Money Manager Says No to U.S. Stocks
This article is from the archive of The New York Sun before the launch of its new website in 2022. The Sun has neither altered nor updated such articles but will seek to correct any errors, mis-categorizations or other problems introduced during transfer.

Late last August, celebrity money manager Jim Rogers, a New York City resident for 20 years who was bearish on both the economy and the stock market, packed his bags and flew to Singapore to take up permanent residence there with his wife and 4-year-old daughter. “I see a lot of problems ahead for America,” he told me at the time.
Over the weekend, I rang up the 65-year-old manager in Singapore and asked him a question posed via e-mail by reader Margo Halloway: “Since Jimmy Rogers has been so right, why not ask him what he thinks now?”
Mr. Rogers, who in the 1960s teamed up with global investment whiz George Soros and made millions before they parted company, is even more bearish now despite the drop of about 15% in the major averages from their highs. “The trend is still lower and I wouldn’t buy any American stock now,” he told me. “Unless you’re a very good trader, you’re not going to make money on the long side.”

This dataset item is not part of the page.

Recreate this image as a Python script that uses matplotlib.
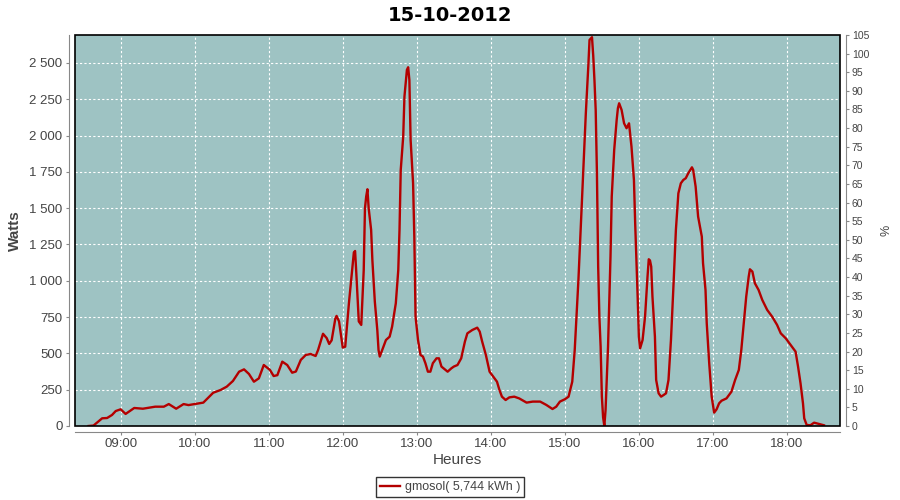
import matplotlib
matplotlib.use('Agg')
import matplotlib.pyplot as plt
import matplotlib.dates as mdates
from matplotlib.patches import Rectangle
from matplotlib.ticker import FuncFormatter, MultipleLocator
import pandas as pd

# puissance instantanee (W)
heures = ['08:34', '08:38', '08:45', '08:49', '08:53', '08:56', '09:00', '09:04',
          '09:11', '09:18', '09:28', '09:35', '09:39', '09:45', '09:51', '09:55',
          '10:00', '10:07', '10:15', '10:21', '10:26', '10:31', '10:36', '10:40',
          '10:44', '10:48', '10:52', '10:56', '11:01', '11:04', '11:07', '11:11',
          '11:15', '11:19', '11:22', '11:26', '11:30', '11:34', '11:38', '11:40',
          '11:44', '11:47', '11:49', '11:51', '11:54', '11:55', '11:57', '12:00',
          '12:02', '12:05', '12:07', '12:09', '12:10', '12:11', '12:13', '12:15',
          '12:17', '12:18', '12:19', '12:20', '12:21', '12:23', '12:24', '12:26',
          '12:28', '12:29', '12:30', '12:32', '12:35', '12:38', '12:40', '12:43',
          '12:45', '12:46', '12:47', '12:49', '12:50', '12:52', '12:53', '12:54',
          '12:55', '12:57', '12:58', '12:59', '13:01', '13:03', '13:05', '13:07',
          '13:09', '13:11', '13:13', '13:16', '13:18', '13:20', '13:25', '13:28',
          '13:30', '13:33', '13:36', '13:39', '13:41', '13:45', '13:49', '13:51',
          '13:53', '13:56', '13:59', '14:02', '14:05', '14:07', '14:09', '14:12',
          '14:15', '14:19', '14:23', '14:29', '14:34', '14:40', '14:45', '14:50',
          '14:53', '14:56', '15:00', '15:03', '15:06', '15:08', '15:11', '15:14',
          '15:17', '15:19', '15:20', '15:22', '15:23', '15:24', '15:25', '15:26',
          '15:27', '15:28', '15:29', '15:30', '15:31', '15:32', '15:33', '15:35',
          '15:37', '15:38', '15:40', '15:42', '15:43', '15:44', '15:46', '15:48',
          '15:50', '15:52', '15:54', '15:56', '15:57', '15:59', '16:00', '16:01',
          '16:03', '16:05', '16:07', '16:08', '16:09', '16:10', '16:11', '16:13',
          '16:14', '16:16', '16:18', '16:20', '16:22', '16:24', '16:26', '16:28',
          '16:30', '16:32', '16:34', '16:36', '16:38', '16:40', '16:43', '16:44',
          '16:46', '16:48', '16:51', '16:52', '16:54', '16:55', '16:57', '16:59',
          '17:01', '17:03', '17:05', '17:07', '17:11', '17:15', '17:18', '17:21',
          '17:23', '17:25', '17:27', '17:29', '17:30', '17:32', '17:34', '17:37',
          '17:40', '17:44', '17:48', '17:52', '17:55', '17:59', '18:01', '18:04',
          '18:07', '18:09', '18:11', '18:13', '18:14', '18:16', '18:19', '18:22',
          '18:26', '18:30']
watts = [0, 3, 53, 55, 76, 103, 115, 83,
         124, 119, 133, 133, 151, 119, 151, 144,
         151, 161, 229, 248, 271, 310, 374, 390,
         358, 305, 328, 420, 386, 344, 350, 443,
         420, 367, 375, 455, 489, 496, 482, 523,
         635, 605, 565, 590, 740, 758, 720, 540,
         546, 845, 1017, 1195, 1205, 1051, 720, 696,
         1074, 1499, 1580, 1630, 1500, 1350, 1143, 856,
         661, 523, 478, 523, 592, 615, 684, 845,
         1074, 1350, 1763, 1993, 2268, 2452, 2470, 2383,
         1970, 1671, 1304, 753, 592, 489, 478, 432,
         374, 374, 432, 466, 466, 409, 374, 397,
         409, 420, 466, 581, 638, 661, 677, 650,
         581, 489, 374, 340, 305, 248, 202, 179,
         197, 202, 190, 161, 168, 168, 145, 117,
         133, 168, 184, 202, 305, 523, 1005, 1579,
         2153, 2475, 2658, 2677, 2550, 2380, 2176, 1740,
         1100, 750, 546, 202, 60, 0, 110, 546,
         1166, 1579, 1901, 2107, 2188, 2222, 2176, 2084,
         2050, 2084, 1924, 1694, 1396, 891, 615, 535,
         592, 753, 1028, 1148, 1140, 1097, 891, 615,
         317, 225, 202, 213, 225, 317, 592, 960,
         1350, 1602, 1671, 1694, 1706, 1740, 1781, 1763,
         1648, 1442, 1304, 1120, 937, 707, 432, 202,
         92, 115, 156, 174, 190, 236, 317, 386,
         523, 707, 891, 1028, 1079, 1063, 983, 937,
         868, 799, 753, 696, 638, 604, 581, 546,
         512, 409, 294, 156, 53, 7, 5, 23,
         14, 5]

jour = '2012-10-15'
t = pd.to_datetime([jour + ' ' + h for h in heures])

fond = '#9ec3c3'
rouge = '#b40000'
gris = '#444444'
axe = '#888888'

plt.rcParams['font.family'] = ['Liberation Sans', 'DejaVu Sans']

fig = plt.figure(figsize=(9, 5), dpi=100)
ax = fig.add_axes([75/900, 1-426/500, 765/900, 391/500])
ax.set_facecolor(fond)

ax.plot(t, watts, color=rouge, lw=1.7, label='gmosol( 5,744 kWh )', zorder=3)

ax.set_xlim(pd.Timestamp(jour + ' 08:23'), pd.Timestamp(jour + ' 18:43'))
ax.set_ylim(0, 2692)
ax.yaxis.set_major_locator(MultipleLocator(250))
ax.yaxis.set_major_formatter(FuncFormatter(lambda v, p: f'{v:,.0f}'.replace(',', ' ')))
ax.xaxis.set_major_locator(mdates.HourLocator())
ax.xaxis.set_major_formatter(mdates.DateFormatter('%H:%M'))

ax.grid(True, color='white', ls=(0, (2, 2)), lw=0.8)
ax.set_axisbelow(True)

for s in ['top', 'right']:
    ax.spines[s].set_visible(False)
for s in ['left', 'bottom']:
    ax.spines[s].set_position(('outward', 4))
    ax.spines[s].set_color(axe)
ax.tick_params(colors=axe, labelcolor=gris, labelsize=9.5, width=0.8)
ax.tick_params(axis='x', length=2, pad=2.5)
ax.tick_params(axis='y', length=2.5, pad=2.5)

# cadre noir du graphe
ax.add_patch(Rectangle((0, 0), 1, 1, transform=ax.transAxes, fill=False,
                       ec='black', lw=1.2, zorder=5, clip_on=False))

ax2 = ax.twinx()
ax2.set_ylim(0, 105)
ax2.yaxis.set_major_locator(MultipleLocator(5))
for s in ['top', 'left', 'bottom']:
    ax2.spines[s].set_visible(False)
ax2.spines['right'].set_position(('outward', 4))
ax2.spines['right'].set_color(axe)
ax2.tick_params(colors=axe, labelcolor=gris, labelsize=7.5, length=2.5, width=0.8, pad=2)

ax.set_ylabel('Watts', fontsize=11, color=gris, fontweight='bold')
ax.yaxis.set_label_coords((22 - 75) / 765, 0.5)
ax.set_xlabel('Heures', fontsize=11, color=gris)
ax.xaxis.set_label_coords(0.5, (426 - 453) / 391)
ax2.set_ylabel('%', fontsize=9, color=gris)
ax2.yaxis.set_label_coords((880 - 75) / 765, 0.5)

fig.suptitle('15-10-2012', x=0.5, y=0.988, fontsize=14, fontweight='bold',
             family=['DejaVu Sans'])

leg = fig.legend(loc='center', bbox_to_anchor=(0.5, 1-487/500), frameon=True,
                 fancybox=False, fontsize=9, handlelength=1.6, handletextpad=0.4,
                 borderpad=0.3, labelcolor=gris)
leg.get_frame().set_edgecolor('black')
leg.get_frame().set_linewidth(1.0)

fig.savefig('out.png', dpi=100)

He added: “I don’t know if the market is going down another 10% or 50%, but it’s going down. Washington,” meaning the Federal Reserve, the Treasury, and President Bush, “is making loads of mistakes.”
Mr. Rogers, whose second daughter, Beeland, was born over the weekend, is especially critical of the Fed’s policy of printing money like crazy in an attempt to prop things up. That’s what Japan did in the 1990s, he noted, and the Japanese market is 60% below where it was in 1990. “In the end,” he said, “the Fed’s action will produce much higher inflation, a weaker dollar, higher long-term interest rates, and the worst recession we’ve had in years.”
He said he believes Bear Stearns should have been left to go bankrupt, characterizing the Fed’s bailout of the liquidity-squeezed brokerage as “welfare for the rich.” In the last several weeks, he points out, the Fed has taken on its balance sheet $400 billion of suspect assets. “Chairman Ben Bernanke is giving away America to save the investment banks and that’s not what the Fed is supposed to do,” he said.
Although extremely bearish, Mr. Rogers thinks a near-term rally could occur, given the recent decline. As a result, he has covered some shorts and stopped selling the dollar, which he says is ultimately headed considerably lower. Still, he remains short Fannie Mae, which he says he thinks is going broke, the home builders, and the investment banks.
In fact, while many bargain hunters have been snapping up the bloodied shares of investment banks following the Fed’s efforts to bail out Bear Stearns, Mr. Rogers has gone the other way, shorting more of them through an exchange-traded fund, Amex Securities Broker/Dealer, which is traded on the American Stock Exchange under the symbol XBD.
On the other hand, he has bought some airline stocks in China, Taiwan, and Europe, citing very little new capacity coming online , sold-out production at Boeing and Airbus, and rising fares. Mr. Rogers said he wouldn’t touch the stock of an American airline because “they’re so hopelessly managed.”
Mr. Rogers is a long-term bull on commodities, which have recently been hit by a wave of selling pressure, and he reiterated his enthusiasm for them, though he says he wouldn’t be a buyer now because they could be subjected to further weakness from forced hedge fund liquidations. For the year ahead, he expects agricultural commodities to be the sector’s best performer.
An active player in currencies, he favors the Chinese renminbi, which he bought recently and sees on a rising trend for years to come, Swiss francs, and the Japanese yen.
As far as the national election goes, Mr. Rogers views it as a nonevent for the market, although he notes the next president will inherit an economic mess.